I’ve been working on a finetuning class for mT5 to enable easy creation of finetuned versions for various language pairs (similarly how MarianMT was delivered)
Initially I had my script based on my successful MarianMT but it didn’t work too well with mT5. I documented my doubts here
Then I applied the advice found in that thread to try to make my configuration more inline with the best practices. However I’m not sure if that’s all I need and I still have some concerns. Perhaps someone can offer some guidance?
I let the collator handle padding and added add_special_tokens=True, to include EOS automatically. Still unsure about passing 'input_ids'
as model_inputs['labels']
would be good to get some clarification.
Since I’m finetuning only for one specific task, I removed the task prefix, to make the model do the task by default, not sure if this is optimal?

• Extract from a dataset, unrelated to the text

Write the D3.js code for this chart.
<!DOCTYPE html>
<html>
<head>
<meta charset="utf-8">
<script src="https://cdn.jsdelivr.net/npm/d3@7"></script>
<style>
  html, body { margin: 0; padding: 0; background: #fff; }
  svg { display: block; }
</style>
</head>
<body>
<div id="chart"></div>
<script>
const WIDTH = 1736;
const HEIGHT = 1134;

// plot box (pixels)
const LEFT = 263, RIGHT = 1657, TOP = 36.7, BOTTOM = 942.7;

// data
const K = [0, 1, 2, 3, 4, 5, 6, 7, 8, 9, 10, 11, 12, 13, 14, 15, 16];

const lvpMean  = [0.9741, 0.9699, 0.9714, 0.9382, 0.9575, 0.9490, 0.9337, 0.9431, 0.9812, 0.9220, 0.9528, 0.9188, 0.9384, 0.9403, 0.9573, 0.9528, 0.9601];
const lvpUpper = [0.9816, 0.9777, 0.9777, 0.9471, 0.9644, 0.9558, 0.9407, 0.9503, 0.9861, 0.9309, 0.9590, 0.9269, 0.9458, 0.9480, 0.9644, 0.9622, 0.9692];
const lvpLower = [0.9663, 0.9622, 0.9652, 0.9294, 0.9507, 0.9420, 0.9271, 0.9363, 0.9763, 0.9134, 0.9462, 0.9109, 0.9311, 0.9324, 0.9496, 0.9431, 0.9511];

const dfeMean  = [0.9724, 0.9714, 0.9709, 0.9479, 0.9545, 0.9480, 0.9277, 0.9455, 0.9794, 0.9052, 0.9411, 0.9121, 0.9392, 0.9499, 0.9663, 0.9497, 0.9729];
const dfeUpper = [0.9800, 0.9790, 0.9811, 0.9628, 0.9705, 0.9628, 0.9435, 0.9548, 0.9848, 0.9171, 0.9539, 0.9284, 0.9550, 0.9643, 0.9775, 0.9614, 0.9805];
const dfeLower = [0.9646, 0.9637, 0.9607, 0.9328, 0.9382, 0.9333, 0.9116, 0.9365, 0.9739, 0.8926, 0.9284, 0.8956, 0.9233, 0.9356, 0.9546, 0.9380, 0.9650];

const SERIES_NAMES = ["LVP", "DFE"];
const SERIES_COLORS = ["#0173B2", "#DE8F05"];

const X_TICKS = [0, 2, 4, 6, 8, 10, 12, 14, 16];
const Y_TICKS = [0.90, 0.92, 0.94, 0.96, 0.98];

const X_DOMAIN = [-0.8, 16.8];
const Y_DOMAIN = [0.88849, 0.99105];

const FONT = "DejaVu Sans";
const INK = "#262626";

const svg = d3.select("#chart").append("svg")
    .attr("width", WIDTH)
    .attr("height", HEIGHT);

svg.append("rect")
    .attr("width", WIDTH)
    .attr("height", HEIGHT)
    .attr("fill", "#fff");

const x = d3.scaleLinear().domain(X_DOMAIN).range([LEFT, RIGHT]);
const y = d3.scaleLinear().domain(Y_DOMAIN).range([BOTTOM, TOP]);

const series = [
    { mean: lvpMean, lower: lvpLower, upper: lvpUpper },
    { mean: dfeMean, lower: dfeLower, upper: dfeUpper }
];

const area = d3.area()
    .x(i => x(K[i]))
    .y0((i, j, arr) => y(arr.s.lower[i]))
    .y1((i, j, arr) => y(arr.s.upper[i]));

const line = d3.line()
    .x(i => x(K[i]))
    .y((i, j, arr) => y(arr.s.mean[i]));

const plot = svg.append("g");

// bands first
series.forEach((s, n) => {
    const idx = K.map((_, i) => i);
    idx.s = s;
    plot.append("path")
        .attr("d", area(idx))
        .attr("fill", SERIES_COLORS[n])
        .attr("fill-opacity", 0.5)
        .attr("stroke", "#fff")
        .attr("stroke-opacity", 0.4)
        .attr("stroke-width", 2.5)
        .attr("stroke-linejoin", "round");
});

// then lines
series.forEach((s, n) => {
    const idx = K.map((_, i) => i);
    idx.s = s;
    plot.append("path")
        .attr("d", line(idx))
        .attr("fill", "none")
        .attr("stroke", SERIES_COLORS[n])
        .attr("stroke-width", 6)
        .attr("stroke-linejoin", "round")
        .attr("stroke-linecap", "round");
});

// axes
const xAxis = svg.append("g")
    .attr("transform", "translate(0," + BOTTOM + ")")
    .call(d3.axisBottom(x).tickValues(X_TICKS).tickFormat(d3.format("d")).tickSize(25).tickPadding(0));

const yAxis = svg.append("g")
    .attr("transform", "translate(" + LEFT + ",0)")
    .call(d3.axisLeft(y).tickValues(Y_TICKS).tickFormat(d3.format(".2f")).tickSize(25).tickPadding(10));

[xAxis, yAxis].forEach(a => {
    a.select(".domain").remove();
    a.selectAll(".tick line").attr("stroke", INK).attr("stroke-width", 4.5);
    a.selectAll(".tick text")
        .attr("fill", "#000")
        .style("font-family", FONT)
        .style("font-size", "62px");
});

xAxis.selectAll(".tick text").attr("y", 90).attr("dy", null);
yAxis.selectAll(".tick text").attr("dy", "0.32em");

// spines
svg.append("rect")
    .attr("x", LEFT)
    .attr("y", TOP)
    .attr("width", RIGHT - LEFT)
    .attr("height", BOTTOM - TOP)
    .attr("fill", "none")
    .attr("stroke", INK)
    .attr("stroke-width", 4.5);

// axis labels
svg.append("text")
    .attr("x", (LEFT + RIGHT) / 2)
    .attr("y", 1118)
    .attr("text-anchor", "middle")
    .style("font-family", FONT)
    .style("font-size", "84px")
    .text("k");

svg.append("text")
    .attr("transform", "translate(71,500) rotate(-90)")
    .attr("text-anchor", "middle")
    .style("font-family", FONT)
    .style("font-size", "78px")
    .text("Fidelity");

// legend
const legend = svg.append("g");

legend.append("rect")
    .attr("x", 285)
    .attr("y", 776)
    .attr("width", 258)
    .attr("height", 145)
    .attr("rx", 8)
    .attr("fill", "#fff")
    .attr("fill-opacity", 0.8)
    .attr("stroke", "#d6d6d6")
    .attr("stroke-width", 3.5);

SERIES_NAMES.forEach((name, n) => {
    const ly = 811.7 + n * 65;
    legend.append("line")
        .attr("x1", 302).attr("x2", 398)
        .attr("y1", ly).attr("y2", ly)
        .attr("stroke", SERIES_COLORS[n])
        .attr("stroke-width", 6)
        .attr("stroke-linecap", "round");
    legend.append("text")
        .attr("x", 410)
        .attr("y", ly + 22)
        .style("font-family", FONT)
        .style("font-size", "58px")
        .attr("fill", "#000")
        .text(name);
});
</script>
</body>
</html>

def _preprocess_function(self, examples):
"""
Tokenize and preprocess a batch of examples for model training.
"""
# Add task-specific prefix
prefix = f""
inputs = [prefix + text for text in examples[self.src_key]]
targets = examples[self.mt_key]
model_inputs = self.tokenizer(
inputs,
max_length=self.samples_filter_max_tokens,
#padding='longest',
add_special_tokens=True,
truncation=True
)
labels = self.tokenizer(
targets,
max_length=self.samples_filter_max_tokens,
#padding='longest',
add_special_tokens=True,
truncation=True)
# Replace pad token ID with -100 to ignore in loss computation
# labels["input_ids"] = [
# [(label if label != self.tokenizer.pad_token_id else -100) for label in labels_seq]

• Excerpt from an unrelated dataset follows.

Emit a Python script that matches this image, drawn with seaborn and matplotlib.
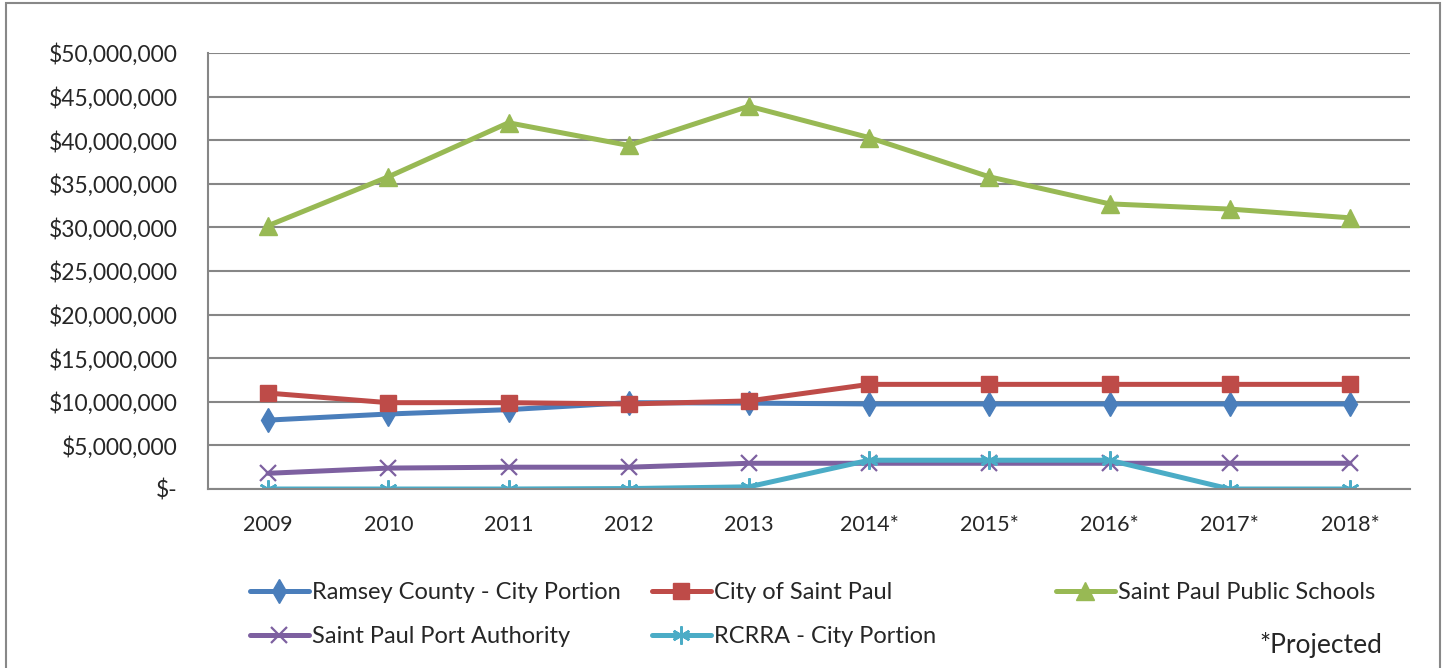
import numpy as np
import pandas as pd
import matplotlib
matplotlib.use("Agg")
import matplotlib.pyplot as plt
import seaborn as sns
from matplotlib.lines import Line2D
from matplotlib.patches import Rectangle
from matplotlib.ticker import FuncFormatter, FixedLocator

# Valores (em dólares)
years = ["2009", "2010", "2011", "2012", "2013", "2014*", "2015*", "2016*", "2017*", "2018*"]
ramsey = [7.9e6, 8.6e6, 9.1e6, 9.9e6, 9.85e6, 9.75e6, 9.75e6, 9.75e6, 9.75e6, 9.75e6]
city = [11.0e6, 9.9e6, 9.9e6, 9.75e6, 10.1e6, 12.0e6, 12.0e6, 12.0e6, 12.0e6, 12.0e6]
schools = [30.2e6, 35.8e6, 42.0e6, 39.4e6, 43.9e6, 40.3e6, 35.8e6, 32.7e6, 32.1e6, 31.1e6]
port = [1.8e6, 2.4e6, 2.5e6, 2.5e6, 2.95e6, 2.95e6, 2.95e6, 2.95e6, 2.95e6, 2.95e6]
rcrra = [0.0, 0.0, 0.0, 0.05e6, 0.25e6, 3.3e6, 3.3e6, 3.3e6, 0.0, 0.0]

series_names = ["Ramsey County - City Portion", "City of Saint Paul", "Saint Paul Public Schools",
                "Saint Paul Port Authority", "RCRRA - City Portion"]
series_vals = [ramsey, city, schools, port, rcrra]

estilos = {
    "Ramsey County - City Portion": dict(color="#4A7EBB", marker="d", ms=12, mew=1),
    "City of Saint Paul": dict(color="#BE4B48", marker="s", ms=11, mew=1),
    "Saint Paul Public Schools": dict(color="#98B954", marker="^", ms=13, mew=1),
    "Saint Paul Port Authority": dict(color="#7D60A0", marker="x", ms=11, mew=1.6),
    "RCRRA - City Portion": dict(color="#4BACC6", marker=(6, 2, 0), ms=13, mew=1.8),
}

sns.set_style("white")
plt.rcParams["font.family"] = ["Lato", "DejaVu Sans"]

fig = plt.figure(figsize=(14.45, 6.68), dpi=100)
ax = fig.add_axes([208 / 1445, 1 - 489 / 668, (1410 - 208) / 1445, (489 - 53) / 668])

for nome, vals in zip(series_names, series_vals):
    st = estilos[nome]
    df = pd.DataFrame({"ano": years, "valor": vals})
    sns.lineplot(data=df, x="ano", y="valor", ax=ax, color=st["color"], linewidth=3.6,
                 marker=st["marker"], markersize=st["ms"], markeredgewidth=st["mew"],
                 markeredgecolor=st["color"], markerfacecolor=st["color"], sort=False, legend=False)

ax.set_xlim(-0.5, len(years) - 0.5)
ax.set_ylim(0, 50e6)
ax.set_yticks(np.arange(0, 50e6 + 1, 5e6))
ax.yaxis.set_major_formatter(FuncFormatter(lambda v, p: "$-" if v == 0 else f"${v:,.0f}"))
ax.set_xticks(range(len(years)))
ax.set_xticklabels(years)
ax.xaxis.set_minor_locator(FixedLocator(np.arange(-0.5, len(years), 1.0)))
ax.set_xlabel("")
ax.set_ylabel("")

grid_c = "#868686"
ax.grid(axis="y", color=grid_c, linewidth=1.5)
ax.set_axisbelow(True)
for s in ["top", "right"]:
    ax.spines[s].set_visible(False)
for s in ["left", "bottom"]:
    ax.spines[s].set_color(grid_c)
    ax.spines[s].set_linewidth(1.5)
ax.tick_params(axis="y", which="major", length=8, width=1.5, color=grid_c, labelsize=16.5, pad=14)
ax.tick_params(axis="x", which="major", length=0, labelsize=15.5, pad=19)
ax.tick_params(axis="x", which="minor", length=8, width=1.5, color=grid_c)

# Legenda em três colunas posicionadas manualmente
def handle(nome):
    st = estilos[nome]
    return Line2D([], [], color=st["color"], linewidth=3.6, marker=st["marker"],
                  markersize=st["ms"], markeredgewidth=st["mew"], markeredgecolor=st["color"],
                  markerfacecolor=st["color"])

colunas = [(["Ramsey County - City Portion", "Saint Paul Port Authority"], 238),
           (["City of Saint Paul", "RCRRA - City Portion"], 640),
           (["Saint Paul Public Schools"], 1044)]
for nomes, x0 in colunas:
    leg = fig.legend([handle(n) for n in nomes], nomes, loc="upper left",
                     bbox_to_anchor=(x0 / 1445, 1 - 570 / 668), frameon=False, fontsize=17,
                     handlelength=2.5, handletextpad=0.15, labelspacing=0.98, borderpad=0.0)

fig.text(1259 / 1445, 1 - 645 / 668, "*Projected", fontsize=19, va="center", ha="left")

fig.patches.append(Rectangle((6 / 1445, -0.05), (1440 - 6) / 1445, 1 - 3 / 668 + 0.05,
                             transform=fig.transFigure, fill=False, edgecolor="#888888",
                             linewidth=1.5))

fig.savefig("out.png", dpi=100)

# for labels_seq in labels["input_ids"]
# ]
model_inputs['labels'] = labels['input_ids']
return model_inputs
Then in the collator I set the pad token
data_collator = DataCollatorForSeq2Seq(
tokenizer=self.tokenizer,
model=self.model,
label_pad_token_id=-100,
)
Then in training args I set adafactor=True
, I’m expecting this will work with optimal arguments for Adafactor optimizer?
Since fp16 is now supposedly supported, I left it on.

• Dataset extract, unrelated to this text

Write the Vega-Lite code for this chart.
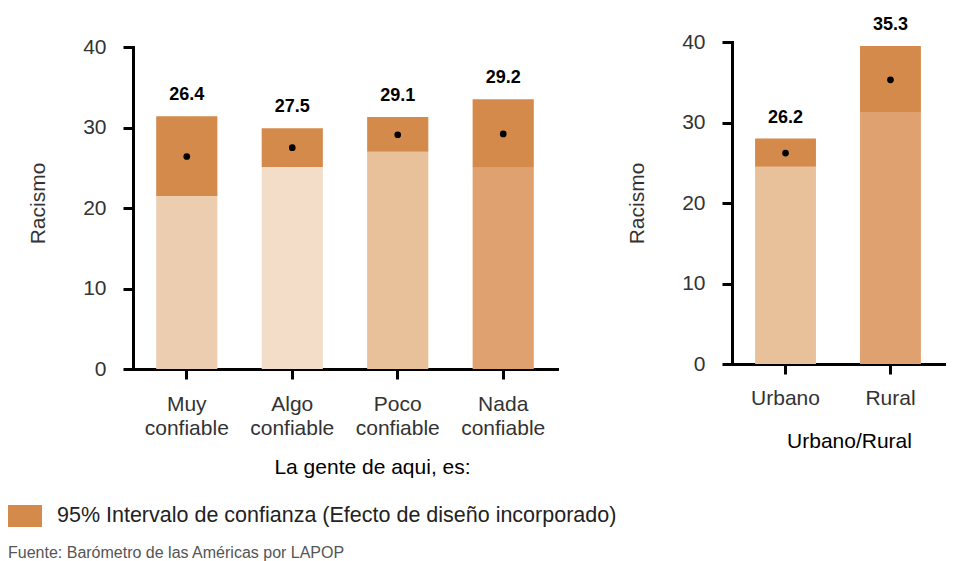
{
  "$schema": "https://vega.github.io/schema/vega-lite/v6.json",
  "width": 820,
  "height": 327,
  "autosize": {"type": "none"},
  "padding": {"left": 133, "top": 42, "right": 1, "bottom": 192},
  "config": {
    "view": {"stroke": null},
    "font": "Liberation Sans",
    "axis": {
      "domainColor": "#000", "domainWidth": 3, "domainCap": "square",
      "tickColor": "#000", "tickWidth": 3, "tickSize": 10,
      "labelFontSize": 21, "labelColor": "#333", "labelFont": "Liberation Sans",
      "titleFont": "Liberation Sans", "titleFontWeight": "normal", "titleFontSize": 21,
      "grid": false
    }
  },
  "layer": [
    {
      "data": {"values": [
        {"cat": "Muy confiable", "mean": 26.4, "lo": 21.5, "hi": 31.4},
        {"cat": "Algo confiable", "mean": 27.5, "lo": 25.1, "hi": 29.9},
        {"cat": "Poco confiable", "mean": 29.1, "lo": 27.0, "hi": 31.3},
        {"cat": "Nada confiable", "mean": 29.2, "lo": 25.0, "hi": 33.5}
      ]},
      "encoding": {
        "x": {
          "field": "cat", "type": "nominal",
          "scale": {"domain": ["Muy confiable", "Algo confiable", "Poco confiable", "Nada confiable"], "range": [0, 424], "paddingInner": 0.42, "paddingOuter": 0.22},
          "axis": {"orient": "bottom", "labelAngle": 0, "labelExpr": "split(datum.label, ' ')", "labelLineHeight": 24, "labelPadding": 14,
                   "title": "La gente de aqui, es:", "titleX": 239, "titleY": 98, "titleBaseline": "middle", "titleAlign": "center", "titleColor": "#000"}
        }
      },
      "layer": [
        {
          "mark": {"type": "bar"},
          "encoding": {
            "y": {"field": "lo", "type": "quantitative",
                  "scale": {"domain": [0, 40], "range": [327, 5], "nice": false},
                  "axis": {"orient": "left", "values": [0, 10, 20, 30, 40], "labelPadding": 17,
                           "title": "Racismo", "titleX": -95, "titleY": 161, "titleAngle": -90, "titleAlign": "center", "titleBaseline": "middle", "titleColor": "#333"}},
            "fill": {"field": "cat", "type": "nominal",
                     "scale": {"domain": ["Muy confiable", "Algo confiable", "Poco confiable", "Nada confiable", "Urbano", "Rural"],
                               "range": ["#EDCDB0", "#F3DCC8", "#E8C09A", "#DFA170", "#E8C09A", "#DFA170"]},
                     "legend": null}
          }
        },
        {
          "mark": {"type": "bar"},
          "encoding": {
            "y": {"field": "lo", "type": "quantitative"},
            "y2": {"field": "hi"},
            "color": {"datum": "95% Intervalo de confianza (Efecto de diseño incorporado)",
                      "scale": {"range": ["#D48A4B"]},
                      "legend": {"orient": "none", "legendX": -125, "legendY": 457, "padding": 0,
                                 "symbolType": "M-1,-0.65H1V0.65H-1Z", "symbolSize": 1156, "symbolStrokeWidth": 0, "symbolOpacity": 1,
                                 "labelFontSize": 21.5, "labelColor": "#222", "labelOffset": 15, "labelLimit": 800,
                                 "title": "Fuente: Barómetro de las Américas por LAPOP", "titleOrient": "bottom", "titleAnchor": "start",
                                 "titleFontSize": 16, "titleFontWeight": "normal", "titleColor": "#555", "titlePadding": 18, "titleLimit": 800, "titleBaseline": "top"}}
          }
        },
        {
          "mark": {"type": "point", "filled": true, "color": "#000", "size": 45, "opacity": 1},
          "encoding": {"y": {"field": "mean", "type": "quantitative"}}
        },
        {
          "mark": {"type": "text", "fontWeight": "bold", "fontSize": 18, "dy": -16, "baseline": "alphabetic", "color": "#000"},
          "encoding": {
            "y": {"field": "hi", "type": "quantitative"},
            "text": {"field": "mean", "type": "quantitative", "format": ".1f"}
          }
        }
      ]
    },
    {
      "data": {"values": [
        {"cat": "Urbano", "mean": 26.2, "lo": 24.5, "hi": 28.0},
        {"cat": "Rural", "mean": 35.3, "lo": 31.3, "hi": 39.5}
      ]},
      "encoding": {
        "x": {
          "field": "cat", "type": "nominal",
          "scale": {"domain": ["Urbano", "Rural"], "range": [599, 811], "paddingInner": 0.42, "paddingOuter": 0.22},
          "axis": {"orient": "bottom", "offset": -5, "labelAngle": 0, "labelPadding": 13,
                   "title": "Urbano/Rural", "titleX": 716, "titleY": 77, "titleBaseline": "middle", "titleAlign": "center", "titleColor": "#000"}
        }
      },
      "layer": [
        {
          "mark": {"type": "bar"},
          "encoding": {
            "y": {"field": "lo", "type": "quantitative",
                  "scale": {"domain": [0, 40], "range": [322, 0], "nice": false},
                  "axis": {"orient": "left", "offset": -599, "values": [0, 10, 20, 30, 40], "labelPadding": 17,
                           "title": "Racismo", "titleX": -95, "titleY": 161, "titleAngle": -90, "titleAlign": "center", "titleBaseline": "middle", "titleColor": "#333"}},
            "fill": {"field": "cat", "type": "nominal",
                     "scale": {"domain": ["Muy confiable", "Algo confiable", "Poco confiable", "Nada confiable", "Urbano", "Rural"],
                               "range": ["#EDCDB0", "#F3DCC8", "#E8C09A", "#DFA170", "#E8C09A", "#DFA170"]},
                     "legend": null}
          }
        },
        {
          "mark": {"type": "bar"},
          "encoding": {
            "y": {"field": "lo", "type": "quantitative"},
            "y2": {"field": "hi"},
            "color": {"datum": "95% Intervalo de confianza (Efecto de diseño incorporado)"}
          }
        },
        {
          "mark": {"type": "point", "filled": true, "color": "#000", "size": 45, "opacity": 1},
          "encoding": {"y": {"field": "mean", "type": "quantitative"}}
        },
        {
          "mark": {"type": "text", "fontWeight": "bold", "fontSize": 18, "dy": -16, "baseline": "alphabetic", "color": "#000"},
          "encoding": {
            "y": {"field": "hi", "type": "quantitative"},
            "text": {"field": "mean", "type": "quantitative", "format": ".1f"}
          }
        }
      ]
    }
  ],
  "resolve": {
    "scale": {"x": "independent", "y": "independent"},
    "axis": {"x": "independent", "y": "independent"}
  }
}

training_args = Seq2SeqTrainingArguments(
adafactor=True, # Comment to use Adafactor defined below
output_dir=self.output_dir,
logging_steps=self.logging_steps,
save_steps=self.save_steps,
eval_steps=self.eval_steps,
eval_strategy="steps",
predict_with_generate=True,
report_to="wandb" if not self.is_test_run else [],
metric_for_best_model=self.metric_for_best_model,
greater_is_better=True,
load_best_model_at_end=True,
save_total_limit=self.save_total_limit,
learning_rate=self.learning_rate,
weight_decay=self.weight_decay,
per_device_train_batch_size=self.per_device_train_batch_size,
per_device_eval_batch_size=self.per_device_eval_batch_size,
gradient_accumulation_steps=self.gradient_accumulation_steps,
auto_find_batch_size=self.auto_find_batch_size,
num_train_epochs=self.num_train_epochs,
run_name=f"{self.run_name}",
seed=self.seed,
fp16=True, # Enable mixed precision if supported
)
if this is suboptimal use of adafactor, I thought of defining the optimizire more explicitly and passing it to the trainer. Will it have exactly same effect or is there any advantage to doing this:
# Initialize optimizer to have more control over the learning rate
# optimizer = Adafactor(
# self.model.parameters(),
# lr=self.learning_rate,
# scale_parameter=False,
# relative_step=False,
# warmup_init=False
# )
trainer = Seq2SeqTrainer(
model=self.model,
args=training_args,
compute_metrics=self._compute_mt_metrics,
train_dataset=tokenized_train_dataset,
eval_dataset=tokenized_eval_dataset,
tokenizer=self.tokenizer,
data_collator=data_collator,
#optimizers=(optimizer, None), # Uncomment to use defined optimizer
)
So these are all the changes I think that were needed.
I’m running a testrun. I see that grad_norms are still crazy big, compared to what I had on MarianMT at the start of the training runs (with much lower lr thought, 3 orders of magnitude lower LR there, but here the grad_norms are well over 6-7 orders of magnitude larger). They are better than what I had in previous runs thought.
Is that normal and expected? What were your grad_norms values with fintuning on a domain specific with suggested LRs?